We currently own properties through joint ventures with other persons and entities and may in the future acquire or own properties through joint ventures and other co-investment vehicles when we believe circumstances warrant the use of such structures. Joint venture investments involve risk, including: the possibility that our partners might refuse to make capital contributions when due and therefore we may be forced to make contributions to maintain the value of the property; that we may be responsible to our partners for indemnifiable losses; that our partners might at any time have business or economic goals that are inconsistent with ours; that third parties may be hesitant or refuse to transact with the joint venture due to the identity of our partners; and that our partners may be in a position to take action or withhold consent contrary to our recommendations, instructions or requests. For certain of our joint venture arrangements, we and our respective joint venture partners have rights including the ability to trigger a buy-sell, put right or forced sale arrangement, which could cause us to sell our interest, or acquire our partner's interest, or to sell the underlying asset, at a time when we otherwise would not have initiated such a transaction, without our consent or on unfavorable terms. In some instances, joint venture partners may have competing interests in our markets that could create conflicts of interest. These conflicts may include compliance with the REIT requirements, and our REIT status could be jeopardized if any of our joint ventures do not operate in compliance with REIT requirements.
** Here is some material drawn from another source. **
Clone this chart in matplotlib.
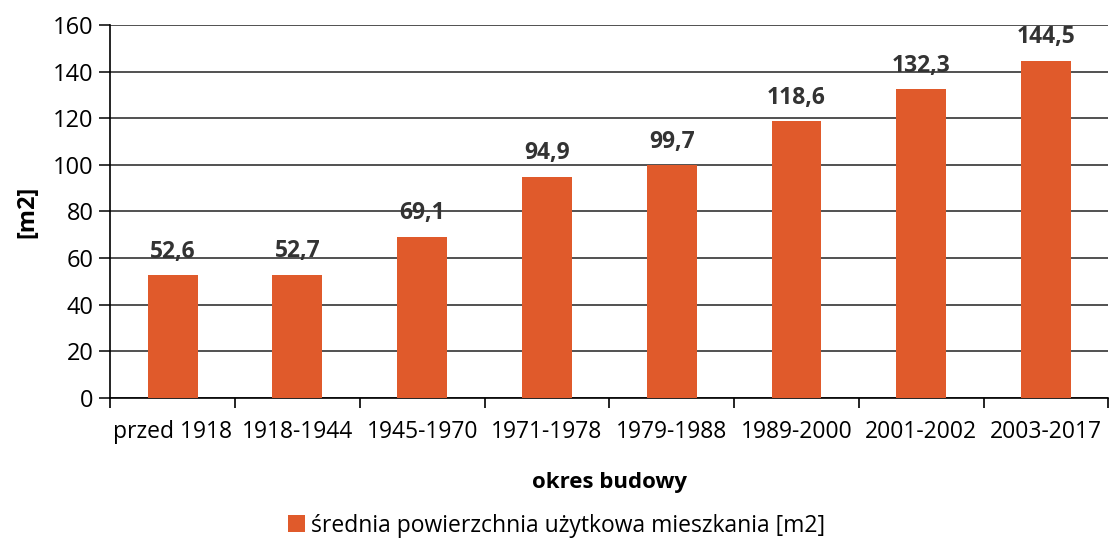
import matplotlib.pyplot as plt
import numpy as np

# dane z wykresu
okresy = ["przed 1918", "1918-1944", "1945-1970", "1971-1978",
          "1979-1988", "1989-2000", "2001-2002", "2003-2017"]
powierzchnia = [52.6, 52.7, 69.1, 94.9, 99.7, 118.6, 132.3, 144.5]
etykiety = ["52,6", "52,7", "69,1", "94,9", "99,7", "118,6", "132,3", "144,5"]

plt.rcParams['font.family'] = ['Open Sans', 'DejaVu Sans']

fig = plt.figure(figsize=(11.14, 5.42), dpi=100)
ax = fig.add_axes([0.099, 0.266, 0.896, 0.688])

x = np.arange(len(okresy))
bars = ax.bar(x, powierzchnia, width=0.4, color="#E05A2B", zorder=3,
              label="średnia powierzchnia użytkowa mieszkania [m2]")

for b, t in zip(bars, etykiety):
    ax.text(b.get_x() + b.get_width() / 2, b.get_height() + 5, t,
            ha="center", va="bottom", fontsize=16.5, fontweight="bold", color="#333333")

ax.set_ylim(0, 160)
ax.set_yticks(range(0, 161, 20))
ax.set_xlim(-0.5, len(okresy) - 0.5)
ax.yaxis.grid(True, color="#222222", linewidth=1.1, zorder=0)
ax.set_xticks(x)
ax.set_xticklabels(okresy, fontsize=16.5)
ax.set_xticks(np.arange(-0.5, len(okresy)), minor=True)
ax.tick_params(axis="x", which="major", length=0, pad=16)
ax.tick_params(axis="x", which="minor", length=7, width=1.2)
ax.tick_params(axis="y", length=8, width=1.1, labelsize=17, pad=4)

for s in ["top", "right"]:
    ax.spines[s].set_visible(False)
ax.spines["left"].set_linewidth(1.2)
ax.spines["bottom"].set_linewidth(1.2)

ax.set_ylabel("[m2]", fontsize=17, fontweight="bold", labelpad=10)
ax.set_xlabel("okres budowy", fontsize=16, fontweight="bold", labelpad=20)

fig.legend(handles=[bars], loc="lower center", bbox_to_anchor=(0.5, -0.03),
           frameon=False, fontsize=16.5, handlelength=0.7, handleheight=0.8,
           handletextpad=0.3)

fig.savefig("out.png", dpi=100)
To the extent our partners do not meet their obligations to us or our joint ventures, or they take action inconsistent with the interests of the joint venture, we may be adversely affected.

---

## Modified: There may be limitations on our ability to sell or reduce the indebtedness of specific properties. In addition, when we dispose of or sell assets, we may not be able to reinvest the sales proceeds and earn similar returns.

**Key changes:**

- Reworded sentence: "These agreements could result in us holding on to properties that we would otherwise sell and not pay down or refinance the debt associated with those properties."

**Prior (2024):**

As part of an acquisition of a property, or a portfolio of properties, we may agree, and in the past have agreed, not to dispose of the acquired properties or reduce the mortgage indebtedness for a long-term period, unless we pay certain of the resulting tax costs of the seller. These agreements could result in us holding on to properties that we would otherwise sell and not pay down or refinance. In addition, when we dispose of or sell assets, we may not be able to reinvest the sales proceeds and earn returns similar to those generated by the assets that were sold.

**Current (2025):**

As part of an acquisition of a property, or a portfolio of properties, we may agree, and in the past have agreed, not to dispose of the acquired properties or reduce the mortgage indebtedness for a long-term period, unless we pay certain of the resulting tax costs of the seller. These agreements could result in us holding on to properties that we would otherwise sell and not pay down or refinance the debt associated with those properties. In addition, when we dispose of or sell assets, we may not be able to reinvest the sales proceeds and earn returns similar to those generated by the assets that were sold.